Posted on July 10, 2015
It is arguable that music would not exist without people and inspiration. This is subjective, of course, because one could also argue that music exists everywhere in nature. However, humans organize music at a much higher level than the rest of nature and use it as a form of intellectual creative expression. People’s relationship with music is as old as time itself. There is no documented time in which people discovered music; it has simply always been a part of humanity. Music is as old as cave drawings and long lost societies. This reveals that people and music are intrinsically connected and are ever affecting one another.
It is common knowledge that music affects people. Music has been put to many practical mental and physical health uses. It inspires dance, art and masterful levels of musicianship that serve as people’s vocations and passions. It has long been said that music is the language of emotions, which is why music is good for people. Music expresses what words cannot. When a feeling is so powerful or overwhelming that words cannot suit it, music takes their place. Music can be something that people create or receive. Either use is powerful and impacting. Music aids in resolving mental health issues and is even proven to aid in the recovery of the physical body.
Equally true is that people affect music.
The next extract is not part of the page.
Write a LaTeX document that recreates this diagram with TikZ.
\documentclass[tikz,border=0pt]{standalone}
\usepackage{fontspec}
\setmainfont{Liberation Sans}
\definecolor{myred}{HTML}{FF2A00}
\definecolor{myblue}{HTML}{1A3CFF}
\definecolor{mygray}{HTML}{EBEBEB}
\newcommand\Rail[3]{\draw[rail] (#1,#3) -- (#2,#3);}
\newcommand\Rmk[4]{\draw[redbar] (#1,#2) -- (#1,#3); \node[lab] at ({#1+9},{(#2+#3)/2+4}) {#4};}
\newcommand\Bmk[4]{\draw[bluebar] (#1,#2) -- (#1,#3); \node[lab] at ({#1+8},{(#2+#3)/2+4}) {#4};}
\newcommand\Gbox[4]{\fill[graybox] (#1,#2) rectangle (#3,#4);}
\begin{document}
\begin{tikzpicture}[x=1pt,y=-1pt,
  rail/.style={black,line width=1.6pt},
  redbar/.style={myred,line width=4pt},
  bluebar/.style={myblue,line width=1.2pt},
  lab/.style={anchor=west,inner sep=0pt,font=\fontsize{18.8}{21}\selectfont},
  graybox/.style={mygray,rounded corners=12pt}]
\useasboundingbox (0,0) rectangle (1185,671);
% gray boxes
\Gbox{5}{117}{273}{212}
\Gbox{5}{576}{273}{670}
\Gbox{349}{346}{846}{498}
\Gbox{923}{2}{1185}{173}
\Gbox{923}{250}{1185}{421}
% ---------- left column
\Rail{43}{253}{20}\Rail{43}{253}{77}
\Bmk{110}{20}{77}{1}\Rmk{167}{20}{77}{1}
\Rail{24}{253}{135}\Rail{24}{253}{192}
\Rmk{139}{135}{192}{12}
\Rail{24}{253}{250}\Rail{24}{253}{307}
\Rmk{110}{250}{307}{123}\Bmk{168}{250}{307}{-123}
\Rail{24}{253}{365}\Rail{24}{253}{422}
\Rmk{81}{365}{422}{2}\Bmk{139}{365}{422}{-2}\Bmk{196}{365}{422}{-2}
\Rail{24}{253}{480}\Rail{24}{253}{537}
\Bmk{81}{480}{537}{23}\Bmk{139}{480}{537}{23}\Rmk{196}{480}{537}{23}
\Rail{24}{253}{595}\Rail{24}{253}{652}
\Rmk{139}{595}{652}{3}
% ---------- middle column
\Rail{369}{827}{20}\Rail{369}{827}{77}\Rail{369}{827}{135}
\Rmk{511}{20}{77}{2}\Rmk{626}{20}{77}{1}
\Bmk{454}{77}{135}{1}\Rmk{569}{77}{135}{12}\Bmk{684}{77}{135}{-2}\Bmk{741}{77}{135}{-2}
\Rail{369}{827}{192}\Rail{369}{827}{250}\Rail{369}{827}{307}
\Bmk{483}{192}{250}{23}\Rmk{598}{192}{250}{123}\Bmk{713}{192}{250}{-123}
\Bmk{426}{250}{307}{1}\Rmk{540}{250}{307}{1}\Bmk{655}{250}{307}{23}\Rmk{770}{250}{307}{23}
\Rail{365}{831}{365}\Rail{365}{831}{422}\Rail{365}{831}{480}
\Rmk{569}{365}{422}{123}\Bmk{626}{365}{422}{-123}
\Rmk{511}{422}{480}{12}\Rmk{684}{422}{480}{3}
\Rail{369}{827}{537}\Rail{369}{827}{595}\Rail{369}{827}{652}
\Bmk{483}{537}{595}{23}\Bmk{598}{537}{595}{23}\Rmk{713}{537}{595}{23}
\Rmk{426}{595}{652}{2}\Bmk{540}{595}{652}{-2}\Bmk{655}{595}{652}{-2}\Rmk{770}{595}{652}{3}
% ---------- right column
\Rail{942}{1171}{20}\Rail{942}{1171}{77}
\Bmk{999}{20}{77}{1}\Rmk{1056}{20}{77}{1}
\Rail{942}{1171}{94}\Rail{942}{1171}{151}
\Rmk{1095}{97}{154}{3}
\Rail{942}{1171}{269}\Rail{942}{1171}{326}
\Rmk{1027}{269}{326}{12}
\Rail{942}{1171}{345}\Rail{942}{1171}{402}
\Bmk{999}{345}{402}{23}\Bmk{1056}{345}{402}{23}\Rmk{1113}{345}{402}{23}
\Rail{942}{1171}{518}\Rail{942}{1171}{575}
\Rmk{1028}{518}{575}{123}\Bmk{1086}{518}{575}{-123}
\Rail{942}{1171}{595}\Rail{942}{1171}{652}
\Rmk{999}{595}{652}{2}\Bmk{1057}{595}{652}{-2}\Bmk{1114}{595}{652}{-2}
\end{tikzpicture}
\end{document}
Assuming that music could exist outside of humanity, people have taken music through an evolution of epic proportions. Music has gone from basic percussion, wind and string instrumentation in ancient times, to choral and symphonic groups that perform masterpieces, to the present music industry, which has become its own animal. Music as we know it has always been a product of human experimentation and expression, and over the course of humanity it has changed in resemblance a great deal. It is hard to imagine what kind of music awaits humanity in the future. There is no saying which way an art form will evolve. It is a product of too many mysterious factors to predict.